**Work to complete**
Pull out every line below holding the word "this".

**Available records**
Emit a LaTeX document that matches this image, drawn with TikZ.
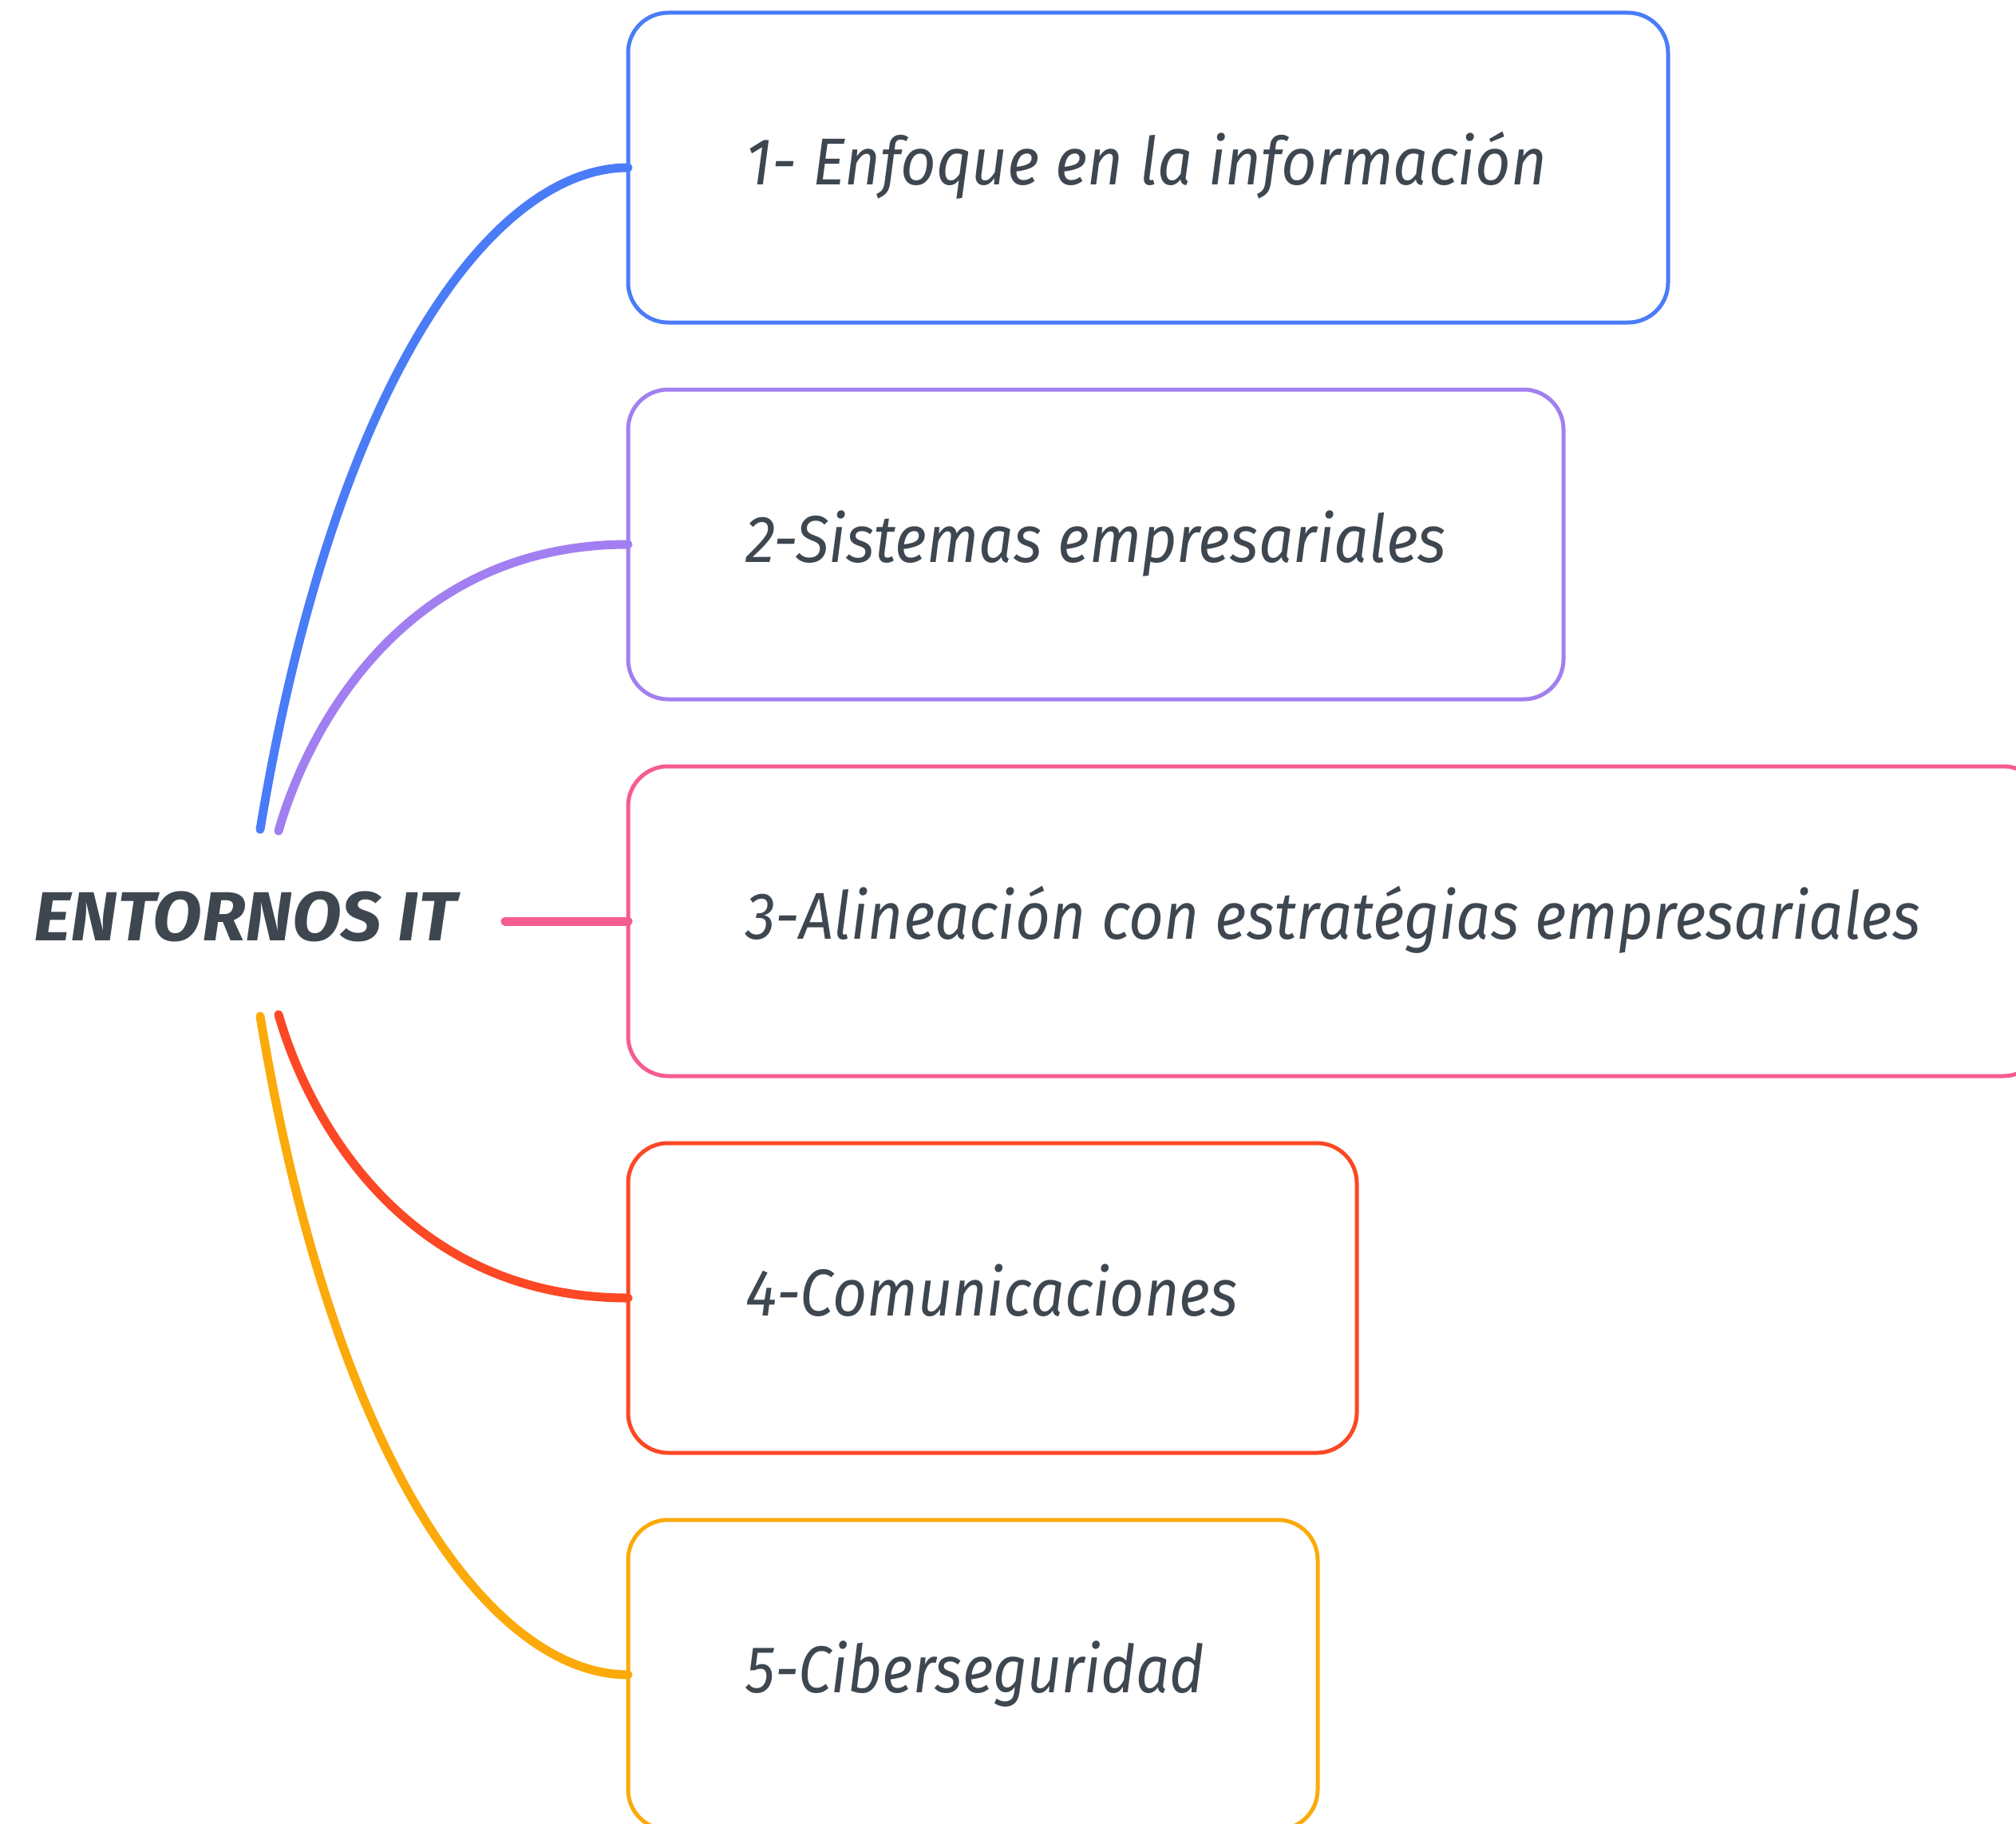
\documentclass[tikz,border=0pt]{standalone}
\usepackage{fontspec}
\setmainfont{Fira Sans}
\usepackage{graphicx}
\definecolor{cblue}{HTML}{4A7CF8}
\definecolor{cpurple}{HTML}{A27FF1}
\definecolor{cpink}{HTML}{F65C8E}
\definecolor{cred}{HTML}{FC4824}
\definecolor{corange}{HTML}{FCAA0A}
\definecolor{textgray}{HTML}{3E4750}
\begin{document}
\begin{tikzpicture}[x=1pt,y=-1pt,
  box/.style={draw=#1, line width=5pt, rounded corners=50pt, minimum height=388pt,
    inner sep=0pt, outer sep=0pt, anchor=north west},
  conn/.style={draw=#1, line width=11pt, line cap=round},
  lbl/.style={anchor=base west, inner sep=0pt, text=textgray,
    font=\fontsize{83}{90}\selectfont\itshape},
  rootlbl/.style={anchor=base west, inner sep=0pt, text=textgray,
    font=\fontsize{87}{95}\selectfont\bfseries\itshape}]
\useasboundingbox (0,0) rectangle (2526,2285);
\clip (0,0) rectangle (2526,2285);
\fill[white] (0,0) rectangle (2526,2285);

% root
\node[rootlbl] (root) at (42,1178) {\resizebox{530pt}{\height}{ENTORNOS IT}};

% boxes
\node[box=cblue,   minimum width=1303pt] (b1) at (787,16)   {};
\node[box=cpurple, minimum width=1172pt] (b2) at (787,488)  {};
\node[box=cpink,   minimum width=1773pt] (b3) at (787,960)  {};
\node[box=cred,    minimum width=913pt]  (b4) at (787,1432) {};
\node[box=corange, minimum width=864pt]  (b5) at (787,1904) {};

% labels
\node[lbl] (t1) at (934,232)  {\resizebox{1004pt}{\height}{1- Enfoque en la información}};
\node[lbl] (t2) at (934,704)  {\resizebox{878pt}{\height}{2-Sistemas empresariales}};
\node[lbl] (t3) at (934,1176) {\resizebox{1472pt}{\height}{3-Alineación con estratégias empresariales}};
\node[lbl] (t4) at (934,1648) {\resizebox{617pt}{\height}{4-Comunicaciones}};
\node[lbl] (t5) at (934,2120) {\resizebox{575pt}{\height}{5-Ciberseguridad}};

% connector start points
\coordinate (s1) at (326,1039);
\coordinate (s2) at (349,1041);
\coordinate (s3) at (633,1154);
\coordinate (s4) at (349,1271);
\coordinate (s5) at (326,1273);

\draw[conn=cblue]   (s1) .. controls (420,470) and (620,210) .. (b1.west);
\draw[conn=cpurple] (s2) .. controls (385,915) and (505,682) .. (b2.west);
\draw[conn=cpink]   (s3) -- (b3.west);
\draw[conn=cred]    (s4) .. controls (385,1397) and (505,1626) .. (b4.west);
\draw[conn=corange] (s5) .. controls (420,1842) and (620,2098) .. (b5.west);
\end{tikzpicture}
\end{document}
* * *
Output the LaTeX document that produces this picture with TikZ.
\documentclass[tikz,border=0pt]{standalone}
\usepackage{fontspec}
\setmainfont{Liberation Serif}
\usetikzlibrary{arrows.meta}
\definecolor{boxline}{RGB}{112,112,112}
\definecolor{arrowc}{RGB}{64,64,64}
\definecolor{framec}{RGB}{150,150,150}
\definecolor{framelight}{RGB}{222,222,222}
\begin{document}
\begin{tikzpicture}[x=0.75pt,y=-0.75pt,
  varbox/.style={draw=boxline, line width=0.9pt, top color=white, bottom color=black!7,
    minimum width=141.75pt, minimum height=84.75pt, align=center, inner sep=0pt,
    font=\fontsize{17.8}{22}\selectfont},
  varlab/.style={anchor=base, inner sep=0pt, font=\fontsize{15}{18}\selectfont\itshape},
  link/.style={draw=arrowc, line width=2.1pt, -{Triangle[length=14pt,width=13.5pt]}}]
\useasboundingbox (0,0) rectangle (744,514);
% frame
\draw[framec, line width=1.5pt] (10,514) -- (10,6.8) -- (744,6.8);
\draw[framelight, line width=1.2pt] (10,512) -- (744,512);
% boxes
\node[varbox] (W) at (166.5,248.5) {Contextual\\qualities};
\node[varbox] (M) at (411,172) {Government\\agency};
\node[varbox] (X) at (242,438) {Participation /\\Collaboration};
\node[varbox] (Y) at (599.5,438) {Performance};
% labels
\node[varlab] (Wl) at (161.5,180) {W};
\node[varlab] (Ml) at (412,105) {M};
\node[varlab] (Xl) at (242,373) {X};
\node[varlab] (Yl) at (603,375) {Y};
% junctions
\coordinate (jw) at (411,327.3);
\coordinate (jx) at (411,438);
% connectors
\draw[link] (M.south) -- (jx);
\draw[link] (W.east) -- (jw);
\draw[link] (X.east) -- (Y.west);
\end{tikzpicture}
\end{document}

**Expected answer**
Emit a LaTeX document that matches this image, drawn with TikZ.
Output the LaTeX document that produces this picture with TikZ.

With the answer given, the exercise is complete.